Variational formula for volume element Suppose $S$ is a $k$-dimensional smooth orientable surface in $\mathbb{R}^{d}$.  Assuming at each point $x \in S$ that $[n^{1}(x),\dots,n^{d - k}(x), v^{1}(x),\dots,v^{k}(x)]$ is positively oriented (where $n^{j}(x)$ is a normal vector and $v^{k}(x)$ is tangent), then the volume form on $S$ is defined by
$$dA_{x}(u_{1},\dots,u_{k}) = \det \left( n^{1}(x), \dots, n^{d - k}(x), v^{1}(x), \dots, v^{k}(x)\right).$$
My question is: if $f : \mathbb{R}^{d} \to \mathbb{R}$ is smooth, is the following formula true?
$$\int_{S} |f| dA = \sup \left\{ \int_{S} |f| \omega \, \mid \, \omega \in \Lambda^{k}(S), \, \, \forall x \in S, \, \, \|\omega_{x}\| \leq 1 \right\},$$
where 
$$\|\omega_{x}\| = \sup \left\{ |\omega_{x}(u_{1},\dots,u_{k})| \, \mid \, |u_{1}|, \dots, |u_{k}| \leq 1 \right\}$$
and $|\cdot|$ is the Euclidean norm on $\mathbb{R}^{d}$.
I know this is true when $k = d -1$.  This follows because to each $\omega \in \Lambda^{k}(S)$ there is a vector field $a_{\omega}$ such that 
$$\omega_{x}(u_{1},\dots,u_{d - 1}) = \det \left(a_{\omega}(x), u_{1},\dots,u_{d - 1}\right)$$
from which we obtain (without too much fuss)
$$\int_{S} |f| \omega = \int_{S} |f(x)| \langle a_{\omega}(x), n(x) \rangle dA_{x}.$$
However, it's unclear to me there's an analogous trick when the codimension is higher.
 A: Let $(\theta_{i},U_{i})_{i \in \mathbb{N}}$ be a partition of unity on $S$ (i.e. $\theta_{i}$ are smooth functions taking values in $[0,1]$ that vanish outside of the coordinate patches $U_{i}$, the open sets cover $S$, and $\sum_{i = 1}^{\infty} \theta_{i} = 1$).  Let $\varphi_{i} : V_{i} \to U_{i}$ denote parametrizations of $S$.  Define the norm on alternating $k$-multilinear maps by
$$\|\omega\| = \left( \sum_{1 \leq i_{1} < i_{2} < \dots < i_{k} \leq d} \omega(e_{i_{1}},\dots,e_{i_{k}})^{2} \right)^{\frac{1}{2}}.$$
(I'm not convinced this norm equals the one introduced in the original question, although it does agree with that norm on $k$-vectors.)

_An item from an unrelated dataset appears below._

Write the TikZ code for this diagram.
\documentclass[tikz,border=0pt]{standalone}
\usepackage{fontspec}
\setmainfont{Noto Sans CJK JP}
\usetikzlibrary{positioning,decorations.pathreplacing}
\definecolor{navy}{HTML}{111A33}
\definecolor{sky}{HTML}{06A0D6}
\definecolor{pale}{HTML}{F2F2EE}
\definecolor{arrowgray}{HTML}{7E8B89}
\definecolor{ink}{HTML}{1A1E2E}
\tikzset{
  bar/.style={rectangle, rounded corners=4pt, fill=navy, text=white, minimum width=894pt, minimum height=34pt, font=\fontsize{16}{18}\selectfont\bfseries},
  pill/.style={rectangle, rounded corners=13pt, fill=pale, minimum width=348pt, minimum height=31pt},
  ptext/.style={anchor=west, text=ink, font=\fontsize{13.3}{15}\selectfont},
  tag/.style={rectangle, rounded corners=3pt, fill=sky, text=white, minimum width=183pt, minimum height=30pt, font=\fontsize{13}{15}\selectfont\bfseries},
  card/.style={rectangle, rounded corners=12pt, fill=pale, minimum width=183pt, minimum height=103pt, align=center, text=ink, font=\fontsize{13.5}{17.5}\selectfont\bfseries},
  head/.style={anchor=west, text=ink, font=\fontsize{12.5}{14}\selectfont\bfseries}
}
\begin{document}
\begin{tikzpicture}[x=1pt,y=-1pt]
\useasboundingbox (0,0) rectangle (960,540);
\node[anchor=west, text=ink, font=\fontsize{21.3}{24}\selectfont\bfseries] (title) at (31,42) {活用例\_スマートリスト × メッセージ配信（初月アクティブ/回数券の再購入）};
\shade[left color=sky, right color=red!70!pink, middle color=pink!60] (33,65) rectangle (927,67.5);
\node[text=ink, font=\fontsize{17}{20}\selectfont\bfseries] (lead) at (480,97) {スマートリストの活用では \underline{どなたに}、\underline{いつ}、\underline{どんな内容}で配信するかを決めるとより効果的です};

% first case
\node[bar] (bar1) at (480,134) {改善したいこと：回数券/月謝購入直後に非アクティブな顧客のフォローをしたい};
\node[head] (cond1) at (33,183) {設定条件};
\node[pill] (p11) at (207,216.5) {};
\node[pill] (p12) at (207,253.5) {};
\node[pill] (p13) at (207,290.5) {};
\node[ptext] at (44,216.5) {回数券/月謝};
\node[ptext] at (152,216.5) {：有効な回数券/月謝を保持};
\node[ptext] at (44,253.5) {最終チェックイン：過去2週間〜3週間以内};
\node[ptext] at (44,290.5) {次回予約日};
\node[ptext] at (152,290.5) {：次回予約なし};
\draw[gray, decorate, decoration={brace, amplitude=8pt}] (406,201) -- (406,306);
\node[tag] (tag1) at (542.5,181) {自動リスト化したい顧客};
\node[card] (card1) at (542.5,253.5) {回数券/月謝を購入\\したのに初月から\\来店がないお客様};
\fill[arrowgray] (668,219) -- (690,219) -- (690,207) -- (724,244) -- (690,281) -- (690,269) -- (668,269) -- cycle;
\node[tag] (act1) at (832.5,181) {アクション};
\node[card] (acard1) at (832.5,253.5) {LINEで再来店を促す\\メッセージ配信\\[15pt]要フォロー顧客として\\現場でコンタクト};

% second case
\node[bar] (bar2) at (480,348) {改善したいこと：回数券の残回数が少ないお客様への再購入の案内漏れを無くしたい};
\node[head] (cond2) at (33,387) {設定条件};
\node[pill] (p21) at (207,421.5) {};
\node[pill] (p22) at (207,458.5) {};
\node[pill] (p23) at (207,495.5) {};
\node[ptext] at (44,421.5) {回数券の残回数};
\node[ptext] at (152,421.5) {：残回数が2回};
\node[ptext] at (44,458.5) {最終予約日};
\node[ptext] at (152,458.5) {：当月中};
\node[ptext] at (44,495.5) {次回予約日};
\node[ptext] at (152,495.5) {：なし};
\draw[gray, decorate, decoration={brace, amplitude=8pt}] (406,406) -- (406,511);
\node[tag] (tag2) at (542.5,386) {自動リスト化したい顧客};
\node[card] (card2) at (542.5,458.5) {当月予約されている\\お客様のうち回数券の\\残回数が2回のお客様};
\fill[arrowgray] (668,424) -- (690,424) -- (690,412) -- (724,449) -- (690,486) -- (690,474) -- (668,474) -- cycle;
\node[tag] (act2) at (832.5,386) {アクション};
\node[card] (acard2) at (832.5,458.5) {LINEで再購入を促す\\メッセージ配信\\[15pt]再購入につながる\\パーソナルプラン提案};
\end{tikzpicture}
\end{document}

Let $x_{1},\dots,x_{d}$ denote the standard coordinates on $\mathbb{R}^{d}$.  
Fix a smooth integrable function $f$ on $S$ and a $k$-form $\omega$ with $\|\omega_{x}\| \leq 1$ pointwise everywhere on $S$.  Observe that if $u_{1},\dots,u_{k} \in \mathbb{R}^{d}$, then
$$|\omega_{x}(u_{1},\dots,u_{k})| \leq \|\omega_{x}\| \|u_{1} \wedge \dots \wedge u_{k}\|$$
by the Cauchy-Schwarz inequality and the Binet-Cauchy formula.  Thus,
\begin{align*}
\int_{S} |f| \omega &= \sum_{i = 1}^{\infty} \int_{V_{i}} |f(\varphi(u))| \omega_{\varphi(u))} \left( \frac{\partial \varphi}{\partial u_{1}}(u),\dots,\frac{\partial \varphi}{\partial u_{k}}(u) \right) \theta_{i}(\varphi(u)) du \\
&\leq \sum_{i = 1}^{\infty} \int_{V_{i}} |f(\varphi(u))| \left\| \frac{\partial \varphi}{\partial u_{1}}(u) \wedge \dots \wedge \frac{\partial \varphi}{\partial u_{k}}(u)\right\| \theta_{i}(\varphi(u)) \, du \\
&= \sum_{i = 1}^{\infty} \int_{U_{i}} |f| \theta_{i} dA \\
&= \int_{S} |f| dA.
\end{align*}
This implies
$$\sup \left\{ \int_{S} |f| \omega \, \mid \, \omega \in \Lambda^{k}(\mathbb{R}^{d}), \, \, \forall x \in S \quad \|\omega_{x}\| \leq 1 \right\} \leq \int_{S} |f| dA.$$
On the other hand, we can extend $dA$ to a smooth $k$-form on $\mathbb{R}^{d}$.  Evidently, on $S$, we have $\|dA_{x}\| = 1$ and we can carry out the extension (e.g. using a tubular neighborhood of $S$) in such a way that this inequality holds on all of $\mathbb{R}^{d}$.  Therefore, 
$$\int_{S} |f| dA = \max \left\{ \int_{S} |f| \omega \, \mid \, \omega \in \Lambda^{k}(\mathbb{R}^{d}), \, \, \forall x \in S \quad \|\omega_{x}\| \leq 1 \right\}.$$